### Dataset extract ###
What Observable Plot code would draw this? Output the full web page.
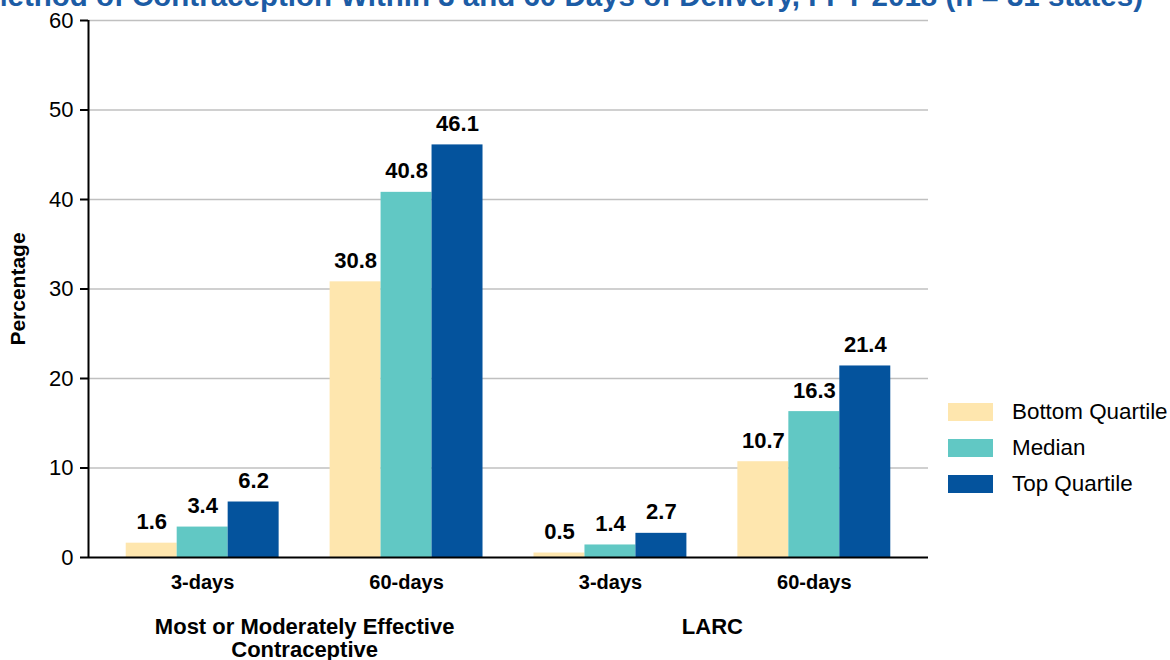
<!DOCTYPE html>
<html><head><meta charset="utf-8">
<script src="https://cdn.jsdelivr.net/npm/d3@7"></script>
<script src="https://cdn.jsdelivr.net/npm/@observablehq/plot@0.6"></script>
<style>
body{margin:0;background:#fff;font-family:"Liberation Sans",Arial,sans-serif;}
#wrap{position:relative;width:1170px;height:660px;overflow:hidden;background:#fff;}
#title{position:absolute;right:27px;top:-19px;font-size:29.5px;line-height:1;font-weight:bold;color:#1c5ca5;white-space:nowrap;z-index:2;}
#legend{position:absolute;left:948px;top:394px;}
.row{display:flex;align-items:center;height:36px;font-size:22.4px;color:#000;}
.sw{width:45px;height:18px;margin-right:19px;}
</style></head>
<body>
<div id="wrap">
  <div id="title"></div>
  <div id="chart"></div>
  <div id="legend"></div>
</div>
<script>
const titleText = "Method of Contraception Within 3 and 60 Days of Delivery, FFY 2018 (n = 31 states)";
const groups = ["3-days", "60-days", "3-days", "60-days"];
const categories = ["Most or Moderately Effective\nContraceptive", "LARC"];
const series = ["Bottom Quartile", "Median", "Top Quartile"];
const bottomQuartile = [1.6, 30.8, 0.5, 10.7];
const median = [3.4, 40.8, 1.4, 16.3];
const topQuartile = [6.2, 46.1, 2.7, 21.4];
const yTicks = [0, 10, 20, 30, 40, 50, 60];
const colors = ["#fee6ae", "#61c8c4", "#04539d"];

const seriesValues = [bottomQuartile, median, topQuartile];
const rows = [];
seriesValues.forEach((vals, s) => vals.forEach((v, g) => rows.push({g, s, series: series[s], value: v})));

const barW = 0.25;            // bar width in units of group step
const xDomain = [-0.56, 3.56];

document.getElementById("title").textContent = titleText;

const chart = Plot.plot({
  width: 1170,
  height: 660,
  marginLeft: 88,
  marginRight: 242,
  marginTop: 20,
  marginBottom: 103,
  style: {fontFamily: "'Liberation Sans', Arial, sans-serif", background: "transparent", overflow: "visible"},
  x: {domain: xDomain, axis: null},
  y: {domain: [0, 60], label: null},
  color: {domain: series, range: colors},
  marks: [
    Plot.ruleY(yTicks.filter(d => d > 0), {stroke: "#c0c0c0", strokeWidth: 1.5}),
    Plot.rectY(rows, {
      x1: d => d.g + (d.s - 1.5) * barW,
      x2: d => d.g + (d.s - 0.5) * barW,
      y1: 0, y2: "value", fill: "series"
    }),
    Plot.ruleY([0], {stroke: "#000", strokeWidth: 2}),
    Plot.ruleX([xDomain[0]], {stroke: "#000", strokeWidth: 2}),
    Plot.axisY({ticks: yTicks, tickSize: 8, tickPadding: 7, fontSize: 22, strokeWidth: 2, label: null}),
    Plot.text(rows, {
      x: d => d.g + (d.s - 1) * barW, y: "value",
      text: d => d.value.toFixed(1), lineAnchor: "bottom", dy: -14,
      fontSize: 22, fontWeight: "bold", fill: "#000"
    }),
    Plot.text(groups, {x: (d, i) => i, frameAnchor: "bottom", lineAnchor: "top", dy: 17, fontSize: 20, fontWeight: "bold", fill: "#000"}),
    Plot.text(categories, {x: (d, i) => i * 2 + 0.5, frameAnchor: "bottom", lineAnchor: "top", dy: 60, lineHeight: 1.05, fontSize: 22, fontWeight: "bold", fill: "#000"}),
    Plot.text(["Percentage"], {frameAnchor: "left", textAnchor: "middle", rotate: -90, dx: -70, fontSize: 21, fontWeight: "bold", fill: "#000"})
  ]
});
document.getElementById("chart").appendChild(chart);

const legend = document.getElementById("legend");
series.forEach((s, i) => {
  const row = document.createElement("div");
  row.className = "row";
  const sw = document.createElement("div");
  sw.className = "sw";
  sw.style.background = colors[i];
  const t = document.createElement("span");
  t.textContent = s;
  row.appendChild(sw); row.appendChild(t);
  legend.appendChild(row);
});
</script>
</body></html>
###
◆ **Written instruction**: Transcribe the listing in full. Omit the pictures and keep every line exact.

◆ **Response to the task**:
What Observable Plot code would draw this? Output the full web page.
<!DOCTYPE html>
<html><head><meta charset="utf-8">
<script src="https://cdn.jsdelivr.net/npm/d3@7"></script>
<script src="https://cdn.jsdelivr.net/npm/@observablehq/plot@0.6"></script>
<style>
body{margin:0;background:#fff;font-family:"Liberation Sans",Arial,sans-serif;}
#wrap{position:relative;width:1170px;height:660px;overflow:hidden;background:#fff;}
#title{position:absolute;right:27px;top:-19px;font-size:29.5px;line-height:1;font-weight:bold;color:#1c5ca5;white-space:nowrap;z-index:2;}
#legend{position:absolute;left:948px;top:394px;}
.row{display:flex;align-items:center;height:36px;font-size:22.4px;color:#000;}
.sw{width:45px;height:18px;margin-right:19px;}
</style></head>
<body>
<div id="wrap">
  <div id="title"></div>
  <div id="chart"></div>
  <div id="legend"></div>
</div>
<script>
const titleText = "Method of Contraception Within 3 and 60 Days of Delivery, FFY 2018 (n = 31 states)";
const groups = ["3-days", "60-days", "3-days", "60-days"];
const categories = ["Most or Moderately Effective\nContraceptive", "LARC"];
const series = ["Bottom Quartile", "Median", "Top Quartile"];
const bottomQuartile = [1.6, 30.8, 0.5, 10.7];
const median = [3.4, 40.8, 1.4, 16.3];
const topQuartile = [6.2, 46.1, 2.7, 21.4];
const yTicks = [0, 10, 20, 30, 40, 50, 60];
const colors = ["#fee6ae", "#61c8c4", "#04539d"];

const seriesValues = [bottomQuartile, median, topQuartile];
const rows = [];
seriesValues.forEach((vals, s) => vals.forEach((v, g) => rows.push({g, s, series: series[s], value: v})));

const barW = 0.25;            // bar width in units of group step
const xDomain = [-0.56, 3.56];

document.getElementById("title").textContent = titleText;

const chart = Plot.plot({
  width: 1170,
  height: 660,
  marginLeft: 88,
  marginRight: 242,
  marginTop: 20,
  marginBottom: 103,
  style: {fontFamily: "'Liberation Sans', Arial, sans-serif", background: "transparent", overflow: "visible"},
  x: {domain: xDomain, axis: null},
  y: {domain: [0, 60], label: null},
  color: {domain: series, range: colors},
  marks: [
    Plot.ruleY(yTicks.filter(d => d > 0), {stroke: "#c0c0c0", strokeWidth: 1.5}),
    Plot.rectY(rows, {
      x1: d => d.g + (d.s - 1.5) * barW,
      x2: d => d.g + (d.s - 0.5) * barW,
      y1: 0, y2: "value", fill: "series"
    }),
    Plot.ruleY([0], {stroke: "#000", strokeWidth: 2}),
    Plot.ruleX([xDomain[0]], {stroke: "#000", strokeWidth: 2}),
    Plot.axisY({ticks: yTicks, tickSize: 8, tickPadding: 7, fontSize: 22, strokeWidth: 2, label: null}),
    Plot.text(rows, {
      x: d => d.g + (d.s - 1) * barW, y: "value",
      text: d => d.value.toFixed(1), lineAnchor: "bottom", dy: -14,
      fontSize: 22, fontWeight: "bold", fill: "#000"
    }),
    Plot.text(groups, {x: (d, i) => i, frameAnchor: "bottom", lineAnchor: "top", dy: 17, fontSize: 20, fontWeight: "bold", fill: "#000"}),
    Plot.text(categories, {x: (d, i) => i * 2 + 0.5, frameAnchor: "bottom", lineAnchor: "top", dy: 60, lineHeight: 1.05, fontSize: 22, fontWeight: "bold", fill: "#000"}),
    Plot.text(["Percentage"], {frameAnchor: "left", textAnchor: "middle", rotate: -90, dx: -70, fontSize: 21, fontWeight: "bold", fill: "#000"})
  ]
});
document.getElementById("chart").appendChild(chart);

const legend = document.getElementById("legend");
series.forEach((s, i) => {
  const row = document.createElement("div");
  row.className = "row";
  const sw = document.createElement("div");
  sw.className = "sw";
  sw.style.background = colors[i];
  const t = document.createElement("span");
  t.textContent = s;
  row.appendChild(sw); row.appendChild(t);
  legend.appendChild(row);
});
</script>
</body></html>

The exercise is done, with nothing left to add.